* Brief *
Return the lines that follow, exactly as they appear, from the first through the one containing "(0,0) rectangle (1237,727);"; no pictures are to be included.

* Recorded information *

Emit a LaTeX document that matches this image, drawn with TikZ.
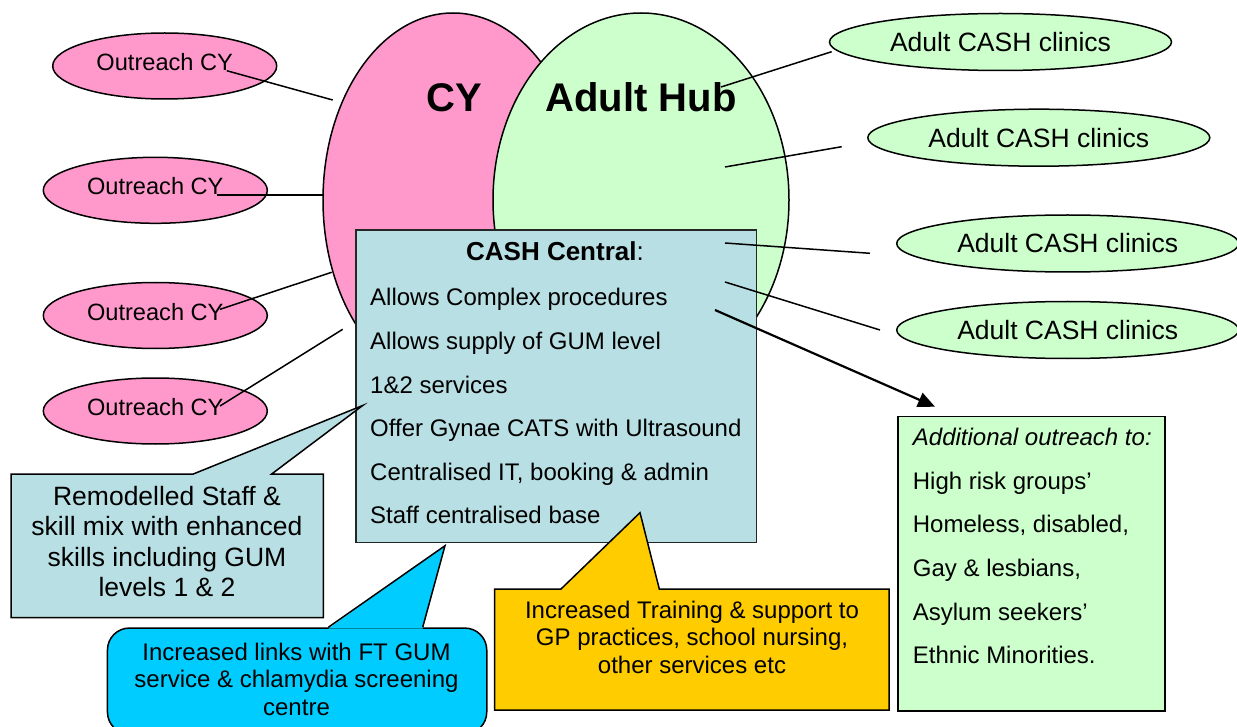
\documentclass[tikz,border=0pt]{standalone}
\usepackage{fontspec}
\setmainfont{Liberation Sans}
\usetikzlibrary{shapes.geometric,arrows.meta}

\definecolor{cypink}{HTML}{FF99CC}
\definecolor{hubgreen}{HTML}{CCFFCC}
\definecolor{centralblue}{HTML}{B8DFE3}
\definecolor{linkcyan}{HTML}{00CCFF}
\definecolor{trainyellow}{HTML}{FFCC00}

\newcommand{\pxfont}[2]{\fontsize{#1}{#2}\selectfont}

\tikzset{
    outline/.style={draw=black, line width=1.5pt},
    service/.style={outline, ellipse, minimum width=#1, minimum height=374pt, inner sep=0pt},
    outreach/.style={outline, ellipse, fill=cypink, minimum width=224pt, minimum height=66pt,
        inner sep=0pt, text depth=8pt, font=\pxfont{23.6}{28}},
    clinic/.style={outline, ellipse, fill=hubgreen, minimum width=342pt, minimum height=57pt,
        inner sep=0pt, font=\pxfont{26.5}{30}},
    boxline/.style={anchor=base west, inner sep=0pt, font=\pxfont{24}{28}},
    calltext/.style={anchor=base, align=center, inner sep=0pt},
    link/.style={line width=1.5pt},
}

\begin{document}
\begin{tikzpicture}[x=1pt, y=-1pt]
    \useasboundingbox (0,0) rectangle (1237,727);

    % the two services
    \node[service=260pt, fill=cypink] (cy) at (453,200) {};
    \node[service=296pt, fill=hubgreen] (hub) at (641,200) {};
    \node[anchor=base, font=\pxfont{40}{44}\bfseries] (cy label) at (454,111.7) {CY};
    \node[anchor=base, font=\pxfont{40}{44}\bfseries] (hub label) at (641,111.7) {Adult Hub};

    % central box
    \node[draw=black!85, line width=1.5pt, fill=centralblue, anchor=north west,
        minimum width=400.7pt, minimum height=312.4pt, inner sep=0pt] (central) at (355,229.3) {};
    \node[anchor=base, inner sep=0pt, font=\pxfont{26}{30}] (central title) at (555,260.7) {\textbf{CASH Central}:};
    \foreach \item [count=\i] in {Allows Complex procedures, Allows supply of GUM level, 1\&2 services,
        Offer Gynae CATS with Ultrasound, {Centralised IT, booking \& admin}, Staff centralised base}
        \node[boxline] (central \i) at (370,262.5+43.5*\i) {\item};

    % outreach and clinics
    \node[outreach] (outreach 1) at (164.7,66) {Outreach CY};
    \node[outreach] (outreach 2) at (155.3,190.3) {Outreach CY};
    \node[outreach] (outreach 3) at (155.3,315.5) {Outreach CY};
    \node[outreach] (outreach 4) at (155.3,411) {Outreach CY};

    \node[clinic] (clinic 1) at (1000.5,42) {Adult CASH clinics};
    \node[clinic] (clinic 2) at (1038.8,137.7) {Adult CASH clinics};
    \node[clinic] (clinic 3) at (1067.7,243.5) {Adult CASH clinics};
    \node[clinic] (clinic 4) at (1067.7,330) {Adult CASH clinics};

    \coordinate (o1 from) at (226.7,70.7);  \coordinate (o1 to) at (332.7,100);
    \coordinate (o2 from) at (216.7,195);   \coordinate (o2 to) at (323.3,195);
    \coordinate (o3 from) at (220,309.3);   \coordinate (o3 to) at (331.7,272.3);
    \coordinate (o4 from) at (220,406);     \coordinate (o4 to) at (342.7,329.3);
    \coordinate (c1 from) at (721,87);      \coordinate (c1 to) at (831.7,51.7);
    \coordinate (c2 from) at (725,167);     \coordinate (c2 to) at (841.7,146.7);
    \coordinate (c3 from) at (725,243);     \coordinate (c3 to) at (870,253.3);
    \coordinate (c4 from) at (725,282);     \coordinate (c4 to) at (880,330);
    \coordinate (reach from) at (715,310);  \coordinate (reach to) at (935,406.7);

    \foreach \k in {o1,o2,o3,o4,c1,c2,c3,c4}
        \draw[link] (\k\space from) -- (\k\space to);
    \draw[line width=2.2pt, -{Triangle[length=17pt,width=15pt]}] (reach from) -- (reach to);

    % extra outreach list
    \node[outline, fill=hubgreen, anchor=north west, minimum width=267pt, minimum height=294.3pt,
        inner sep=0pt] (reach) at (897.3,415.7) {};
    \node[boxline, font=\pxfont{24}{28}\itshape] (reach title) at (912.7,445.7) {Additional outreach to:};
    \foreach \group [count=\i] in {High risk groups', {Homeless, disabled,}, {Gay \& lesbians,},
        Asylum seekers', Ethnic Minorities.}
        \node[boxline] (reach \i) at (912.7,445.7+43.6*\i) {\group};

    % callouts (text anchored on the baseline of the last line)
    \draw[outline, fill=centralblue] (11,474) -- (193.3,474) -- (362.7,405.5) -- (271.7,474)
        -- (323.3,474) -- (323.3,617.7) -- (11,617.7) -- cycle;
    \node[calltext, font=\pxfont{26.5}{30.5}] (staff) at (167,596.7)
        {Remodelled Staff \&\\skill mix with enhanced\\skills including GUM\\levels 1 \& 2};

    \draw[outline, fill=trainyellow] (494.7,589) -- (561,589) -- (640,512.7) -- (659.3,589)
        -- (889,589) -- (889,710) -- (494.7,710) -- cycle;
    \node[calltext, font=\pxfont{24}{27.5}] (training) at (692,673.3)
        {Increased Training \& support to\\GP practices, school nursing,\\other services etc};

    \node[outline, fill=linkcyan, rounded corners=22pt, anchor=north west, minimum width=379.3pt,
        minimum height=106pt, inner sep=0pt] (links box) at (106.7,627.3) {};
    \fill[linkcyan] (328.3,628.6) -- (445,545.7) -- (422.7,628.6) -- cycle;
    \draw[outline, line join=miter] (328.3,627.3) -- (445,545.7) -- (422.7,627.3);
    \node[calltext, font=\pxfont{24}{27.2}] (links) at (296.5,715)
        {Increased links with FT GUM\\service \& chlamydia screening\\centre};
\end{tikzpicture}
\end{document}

* Solution to this task *
Emit a LaTeX document that matches this image, drawn with TikZ.
\documentclass[tikz,border=0pt]{standalone}
\usepackage{fontspec}
\setmainfont{Liberation Sans}
\usetikzlibrary{shapes.geometric,arrows.meta}

\definecolor{cypink}{HTML}{FF99CC}
\definecolor{hubgreen}{HTML}{CCFFCC}
\definecolor{centralblue}{HTML}{B8DFE3}
\definecolor{linkcyan}{HTML}{00CCFF}
\definecolor{trainyellow}{HTML}{FFCC00}

\newcommand{\pxfont}[2]{\fontsize{#1}{#2}\selectfont}

\tikzset{
    outline/.style={draw=black, line width=1.5pt},
    service/.style={outline, ellipse, minimum width=#1, minimum height=374pt, inner sep=0pt},
    outreach/.style={outline, ellipse, fill=cypink, minimum width=224pt, minimum height=66pt,
        inner sep=0pt, text depth=8pt, font=\pxfont{23.6}{28}},
    clinic/.style={outline, ellipse, fill=hubgreen, minimum width=342pt, minimum height=57pt,
        inner sep=0pt, font=\pxfont{26.5}{30}},
    boxline/.style={anchor=base west, inner sep=0pt, font=\pxfont{24}{28}},
    calltext/.style={anchor=base, align=center, inner sep=0pt},
    link/.style={line width=1.5pt},
}

\begin{document}
\begin{tikzpicture}[x=1pt, y=-1pt]
    \useasboundingbox (0,0) rectangle (1237,727);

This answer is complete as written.